▶ Work to complete
Below is a listing. Return the lines from the one that contains "Clone this chart in Altair." to the one that contains "segs, labels = [], []", both ends included, verbatim and with no pictures.

Lines of data
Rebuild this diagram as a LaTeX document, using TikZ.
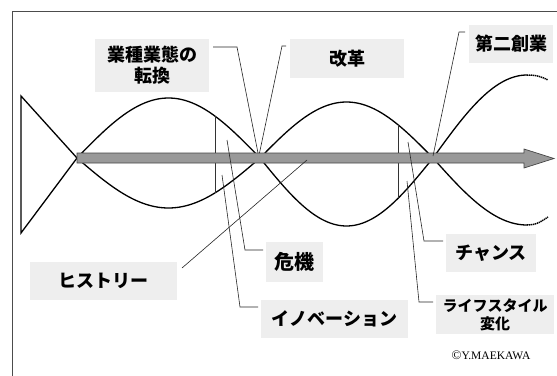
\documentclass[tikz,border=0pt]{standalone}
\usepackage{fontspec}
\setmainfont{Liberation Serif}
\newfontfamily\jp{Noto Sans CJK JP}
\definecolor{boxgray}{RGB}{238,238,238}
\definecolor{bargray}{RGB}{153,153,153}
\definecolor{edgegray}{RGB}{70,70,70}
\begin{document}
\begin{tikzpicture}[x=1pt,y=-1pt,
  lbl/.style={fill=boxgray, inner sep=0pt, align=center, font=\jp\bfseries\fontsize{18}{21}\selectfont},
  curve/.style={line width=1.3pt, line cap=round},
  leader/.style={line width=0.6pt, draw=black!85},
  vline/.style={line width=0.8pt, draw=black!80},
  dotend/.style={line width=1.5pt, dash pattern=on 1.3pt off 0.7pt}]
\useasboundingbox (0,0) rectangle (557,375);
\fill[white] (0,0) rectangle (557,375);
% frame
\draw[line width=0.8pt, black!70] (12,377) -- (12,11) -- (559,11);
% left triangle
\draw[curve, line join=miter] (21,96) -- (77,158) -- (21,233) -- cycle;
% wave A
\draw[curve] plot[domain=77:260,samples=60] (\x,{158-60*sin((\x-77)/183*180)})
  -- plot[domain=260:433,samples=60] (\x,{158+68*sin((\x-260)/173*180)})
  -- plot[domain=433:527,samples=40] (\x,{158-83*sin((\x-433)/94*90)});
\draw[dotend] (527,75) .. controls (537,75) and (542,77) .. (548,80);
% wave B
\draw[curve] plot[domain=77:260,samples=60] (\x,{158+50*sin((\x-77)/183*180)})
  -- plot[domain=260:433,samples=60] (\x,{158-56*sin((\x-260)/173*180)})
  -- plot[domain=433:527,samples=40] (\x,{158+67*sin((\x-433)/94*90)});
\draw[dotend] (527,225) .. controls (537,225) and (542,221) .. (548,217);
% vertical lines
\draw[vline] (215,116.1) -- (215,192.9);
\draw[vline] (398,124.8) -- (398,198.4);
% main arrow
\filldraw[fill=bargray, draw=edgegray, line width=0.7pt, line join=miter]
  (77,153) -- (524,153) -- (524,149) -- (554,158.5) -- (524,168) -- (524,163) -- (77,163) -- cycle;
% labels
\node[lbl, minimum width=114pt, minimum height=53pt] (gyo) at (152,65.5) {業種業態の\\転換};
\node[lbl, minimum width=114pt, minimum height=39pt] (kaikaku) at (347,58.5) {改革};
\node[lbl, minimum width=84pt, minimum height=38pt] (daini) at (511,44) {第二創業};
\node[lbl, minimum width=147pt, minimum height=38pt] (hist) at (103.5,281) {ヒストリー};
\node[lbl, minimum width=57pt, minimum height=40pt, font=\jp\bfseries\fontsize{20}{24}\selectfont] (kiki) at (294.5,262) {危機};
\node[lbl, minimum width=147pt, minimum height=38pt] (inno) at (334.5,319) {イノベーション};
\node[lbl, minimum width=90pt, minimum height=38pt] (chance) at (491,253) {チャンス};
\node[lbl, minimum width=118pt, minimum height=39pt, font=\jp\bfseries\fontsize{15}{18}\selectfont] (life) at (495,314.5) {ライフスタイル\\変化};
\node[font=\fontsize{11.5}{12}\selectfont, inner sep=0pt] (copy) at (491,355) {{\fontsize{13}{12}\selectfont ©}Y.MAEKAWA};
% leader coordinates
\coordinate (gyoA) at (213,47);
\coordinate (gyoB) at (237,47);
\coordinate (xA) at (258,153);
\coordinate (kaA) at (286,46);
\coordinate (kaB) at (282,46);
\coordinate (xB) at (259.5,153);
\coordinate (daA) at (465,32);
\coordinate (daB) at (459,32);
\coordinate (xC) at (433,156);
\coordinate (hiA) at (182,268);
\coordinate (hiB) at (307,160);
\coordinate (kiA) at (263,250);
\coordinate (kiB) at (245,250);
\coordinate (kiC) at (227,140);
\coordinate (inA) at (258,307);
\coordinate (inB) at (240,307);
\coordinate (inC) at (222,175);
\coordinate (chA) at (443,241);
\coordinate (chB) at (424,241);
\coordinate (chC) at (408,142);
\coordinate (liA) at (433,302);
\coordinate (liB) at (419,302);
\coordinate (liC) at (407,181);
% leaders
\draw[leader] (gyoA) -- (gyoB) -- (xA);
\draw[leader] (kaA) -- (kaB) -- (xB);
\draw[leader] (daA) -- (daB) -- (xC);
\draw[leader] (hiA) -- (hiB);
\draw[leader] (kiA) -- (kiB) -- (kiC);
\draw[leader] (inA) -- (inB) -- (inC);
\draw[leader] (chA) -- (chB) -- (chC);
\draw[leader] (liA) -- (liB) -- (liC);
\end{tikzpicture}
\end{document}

==

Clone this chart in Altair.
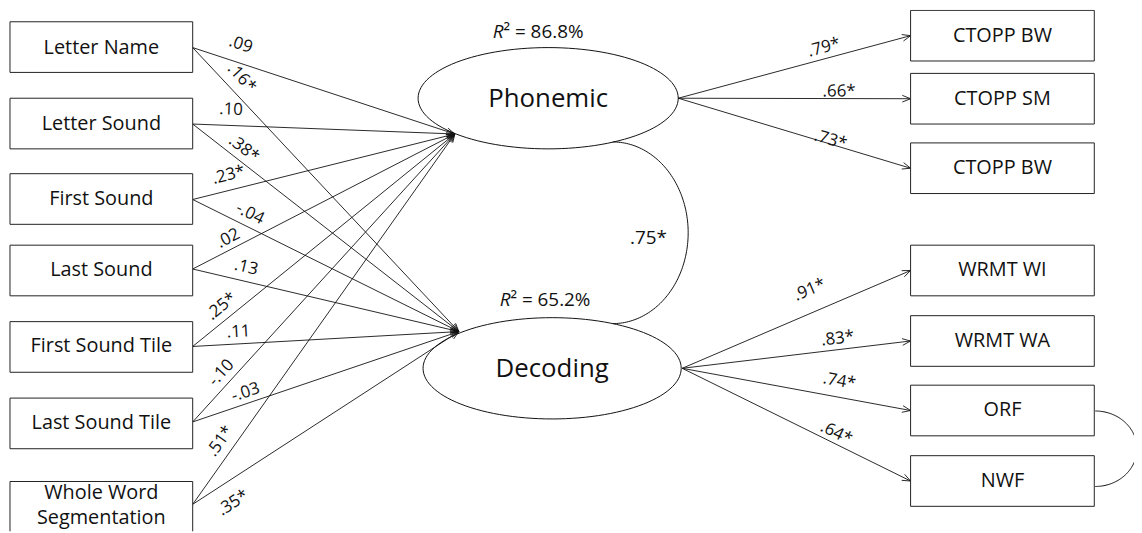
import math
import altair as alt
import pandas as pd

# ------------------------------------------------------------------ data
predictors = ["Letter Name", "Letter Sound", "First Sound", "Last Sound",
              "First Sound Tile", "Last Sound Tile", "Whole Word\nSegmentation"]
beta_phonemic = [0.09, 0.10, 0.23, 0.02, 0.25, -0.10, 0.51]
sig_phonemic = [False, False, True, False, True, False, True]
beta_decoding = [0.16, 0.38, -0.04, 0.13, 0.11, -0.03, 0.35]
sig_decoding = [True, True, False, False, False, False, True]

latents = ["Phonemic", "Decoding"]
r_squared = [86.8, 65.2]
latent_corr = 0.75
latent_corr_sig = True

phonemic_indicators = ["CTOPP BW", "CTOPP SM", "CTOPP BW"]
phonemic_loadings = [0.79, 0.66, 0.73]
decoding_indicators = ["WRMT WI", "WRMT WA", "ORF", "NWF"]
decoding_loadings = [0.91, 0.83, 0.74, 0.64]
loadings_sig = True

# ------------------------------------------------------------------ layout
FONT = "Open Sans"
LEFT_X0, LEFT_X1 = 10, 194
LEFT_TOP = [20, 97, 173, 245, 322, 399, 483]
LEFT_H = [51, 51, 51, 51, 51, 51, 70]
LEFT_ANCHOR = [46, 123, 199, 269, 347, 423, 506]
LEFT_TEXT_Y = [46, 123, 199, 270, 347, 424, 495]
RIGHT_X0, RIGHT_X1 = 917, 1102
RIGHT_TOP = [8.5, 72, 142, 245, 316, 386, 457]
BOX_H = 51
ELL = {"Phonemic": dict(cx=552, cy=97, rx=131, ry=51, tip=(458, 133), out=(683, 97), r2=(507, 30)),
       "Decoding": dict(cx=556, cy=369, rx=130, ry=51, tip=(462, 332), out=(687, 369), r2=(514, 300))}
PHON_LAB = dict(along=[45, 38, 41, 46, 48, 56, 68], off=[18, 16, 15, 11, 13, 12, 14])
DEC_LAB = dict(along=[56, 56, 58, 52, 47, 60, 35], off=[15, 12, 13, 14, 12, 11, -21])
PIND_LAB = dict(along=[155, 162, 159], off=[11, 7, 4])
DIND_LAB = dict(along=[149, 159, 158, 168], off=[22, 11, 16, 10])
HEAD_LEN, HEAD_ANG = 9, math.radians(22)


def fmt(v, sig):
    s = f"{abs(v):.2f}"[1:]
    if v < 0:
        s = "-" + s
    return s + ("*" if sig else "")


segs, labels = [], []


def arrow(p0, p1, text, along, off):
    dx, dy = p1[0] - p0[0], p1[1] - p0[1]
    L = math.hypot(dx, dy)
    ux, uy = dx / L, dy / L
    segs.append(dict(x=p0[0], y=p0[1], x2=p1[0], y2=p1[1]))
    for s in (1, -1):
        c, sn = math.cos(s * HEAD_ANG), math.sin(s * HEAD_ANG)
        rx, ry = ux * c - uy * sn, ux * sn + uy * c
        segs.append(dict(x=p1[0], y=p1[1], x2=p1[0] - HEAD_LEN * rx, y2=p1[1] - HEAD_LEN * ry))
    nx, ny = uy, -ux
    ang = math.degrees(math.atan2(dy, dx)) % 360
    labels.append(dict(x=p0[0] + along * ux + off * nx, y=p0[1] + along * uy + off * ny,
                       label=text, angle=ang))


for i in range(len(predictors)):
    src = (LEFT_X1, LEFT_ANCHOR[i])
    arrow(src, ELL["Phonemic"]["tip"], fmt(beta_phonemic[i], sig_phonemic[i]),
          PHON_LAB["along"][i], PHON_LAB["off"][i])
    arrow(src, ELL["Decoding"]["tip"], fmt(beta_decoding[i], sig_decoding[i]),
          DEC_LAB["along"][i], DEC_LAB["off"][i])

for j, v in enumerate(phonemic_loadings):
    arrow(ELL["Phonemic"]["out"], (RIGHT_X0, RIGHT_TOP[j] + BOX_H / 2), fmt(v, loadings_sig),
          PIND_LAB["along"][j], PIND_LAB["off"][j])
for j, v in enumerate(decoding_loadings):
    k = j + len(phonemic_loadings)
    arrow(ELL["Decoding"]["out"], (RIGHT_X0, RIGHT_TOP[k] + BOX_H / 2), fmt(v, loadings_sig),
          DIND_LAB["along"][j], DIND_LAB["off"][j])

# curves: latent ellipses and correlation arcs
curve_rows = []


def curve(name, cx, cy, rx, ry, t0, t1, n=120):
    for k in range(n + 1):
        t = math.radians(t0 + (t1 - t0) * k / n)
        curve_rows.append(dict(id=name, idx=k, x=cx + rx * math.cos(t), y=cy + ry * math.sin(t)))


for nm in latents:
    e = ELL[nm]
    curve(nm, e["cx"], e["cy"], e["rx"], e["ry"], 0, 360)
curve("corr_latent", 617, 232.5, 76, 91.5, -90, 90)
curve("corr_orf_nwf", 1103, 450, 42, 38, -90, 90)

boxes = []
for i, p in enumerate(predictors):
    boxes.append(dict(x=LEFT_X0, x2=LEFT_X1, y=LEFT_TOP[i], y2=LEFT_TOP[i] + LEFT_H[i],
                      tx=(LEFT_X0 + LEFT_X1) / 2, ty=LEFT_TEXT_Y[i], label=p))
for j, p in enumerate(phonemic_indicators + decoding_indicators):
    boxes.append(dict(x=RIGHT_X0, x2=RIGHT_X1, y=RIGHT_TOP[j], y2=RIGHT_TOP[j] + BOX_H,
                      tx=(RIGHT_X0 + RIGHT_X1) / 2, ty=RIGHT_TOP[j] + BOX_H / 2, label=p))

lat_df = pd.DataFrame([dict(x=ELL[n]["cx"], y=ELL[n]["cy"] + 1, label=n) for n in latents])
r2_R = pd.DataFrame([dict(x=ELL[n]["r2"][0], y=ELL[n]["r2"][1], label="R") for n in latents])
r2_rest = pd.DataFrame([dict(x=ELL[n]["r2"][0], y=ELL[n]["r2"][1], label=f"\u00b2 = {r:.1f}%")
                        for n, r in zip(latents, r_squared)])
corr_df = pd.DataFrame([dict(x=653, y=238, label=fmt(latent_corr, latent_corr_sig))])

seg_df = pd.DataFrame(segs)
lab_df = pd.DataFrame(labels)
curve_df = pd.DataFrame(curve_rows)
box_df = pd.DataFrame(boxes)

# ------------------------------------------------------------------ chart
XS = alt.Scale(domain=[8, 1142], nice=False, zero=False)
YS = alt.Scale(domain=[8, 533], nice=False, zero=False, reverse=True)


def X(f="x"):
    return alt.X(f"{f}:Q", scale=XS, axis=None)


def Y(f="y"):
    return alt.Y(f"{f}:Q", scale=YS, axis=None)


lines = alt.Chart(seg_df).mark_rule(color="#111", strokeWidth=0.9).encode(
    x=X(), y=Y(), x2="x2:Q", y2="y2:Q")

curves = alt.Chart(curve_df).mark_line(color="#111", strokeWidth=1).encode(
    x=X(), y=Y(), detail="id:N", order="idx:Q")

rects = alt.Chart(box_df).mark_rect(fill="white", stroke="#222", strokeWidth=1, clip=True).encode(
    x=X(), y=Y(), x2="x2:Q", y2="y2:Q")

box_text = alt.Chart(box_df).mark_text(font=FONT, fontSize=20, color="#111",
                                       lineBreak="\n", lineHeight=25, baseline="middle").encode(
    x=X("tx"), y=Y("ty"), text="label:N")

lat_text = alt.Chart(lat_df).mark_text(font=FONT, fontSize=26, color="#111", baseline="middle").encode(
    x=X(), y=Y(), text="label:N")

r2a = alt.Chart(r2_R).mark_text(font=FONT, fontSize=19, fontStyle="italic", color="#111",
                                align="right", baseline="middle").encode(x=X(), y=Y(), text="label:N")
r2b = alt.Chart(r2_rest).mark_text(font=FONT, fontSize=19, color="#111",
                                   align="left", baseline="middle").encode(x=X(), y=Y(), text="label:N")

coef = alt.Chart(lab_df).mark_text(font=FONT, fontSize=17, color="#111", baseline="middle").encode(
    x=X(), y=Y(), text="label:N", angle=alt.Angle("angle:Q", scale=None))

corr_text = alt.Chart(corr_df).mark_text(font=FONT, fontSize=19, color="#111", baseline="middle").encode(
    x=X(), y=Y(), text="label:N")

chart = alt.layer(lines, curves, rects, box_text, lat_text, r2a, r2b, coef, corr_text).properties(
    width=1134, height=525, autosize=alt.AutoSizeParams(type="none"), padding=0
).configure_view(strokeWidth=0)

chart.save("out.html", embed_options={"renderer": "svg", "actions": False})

▶ Response below
Clone this chart in Altair.
import math
import altair as alt
import pandas as pd

# ------------------------------------------------------------------ data
predictors = ["Letter Name", "Letter Sound", "First Sound", "Last Sound",
              "First Sound Tile", "Last Sound Tile", "Whole Word\nSegmentation"]
beta_phonemic = [0.09, 0.10, 0.23, 0.02, 0.25, -0.10, 0.51]
sig_phonemic = [False, False, True, False, True, False, True]
beta_decoding = [0.16, 0.38, -0.04, 0.13, 0.11, -0.03, 0.35]
sig_decoding = [True, True, False, False, False, False, True]

latents = ["Phonemic", "Decoding"]
r_squared = [86.8, 65.2]
latent_corr = 0.75
latent_corr_sig = True

phonemic_indicators = ["CTOPP BW", "CTOPP SM", "CTOPP BW"]
phonemic_loadings = [0.79, 0.66, 0.73]
decoding_indicators = ["WRMT WI", "WRMT WA", "ORF", "NWF"]
decoding_loadings = [0.91, 0.83, 0.74, 0.64]
loadings_sig = True

# ------------------------------------------------------------------ layout
FONT = "Open Sans"
LEFT_X0, LEFT_X1 = 10, 194
LEFT_TOP = [20, 97, 173, 245, 322, 399, 483]
LEFT_H = [51, 51, 51, 51, 51, 51, 70]
LEFT_ANCHOR = [46, 123, 199, 269, 347, 423, 506]
LEFT_TEXT_Y = [46, 123, 199, 270, 347, 424, 495]
RIGHT_X0, RIGHT_X1 = 917, 1102
RIGHT_TOP = [8.5, 72, 142, 245, 316, 386, 457]
BOX_H = 51
ELL = {"Phonemic": dict(cx=552, cy=97, rx=131, ry=51, tip=(458, 133), out=(683, 97), r2=(507, 30)),
       "Decoding": dict(cx=556, cy=369, rx=130, ry=51, tip=(462, 332), out=(687, 369), r2=(514, 300))}
PHON_LAB = dict(along=[45, 38, 41, 46, 48, 56, 68], off=[18, 16, 15, 11, 13, 12, 14])
DEC_LAB = dict(along=[56, 56, 58, 52, 47, 60, 35], off=[15, 12, 13, 14, 12, 11, -21])
PIND_LAB = dict(along=[155, 162, 159], off=[11, 7, 4])
DIND_LAB = dict(along=[149, 159, 158, 168], off=[22, 11, 16, 10])
HEAD_LEN, HEAD_ANG = 9, math.radians(22)


def fmt(v, sig):
    s = f"{abs(v):.2f}"[1:]
    if v < 0:
        s = "-" + s
    return s + ("*" if sig else "")


segs, labels = [], []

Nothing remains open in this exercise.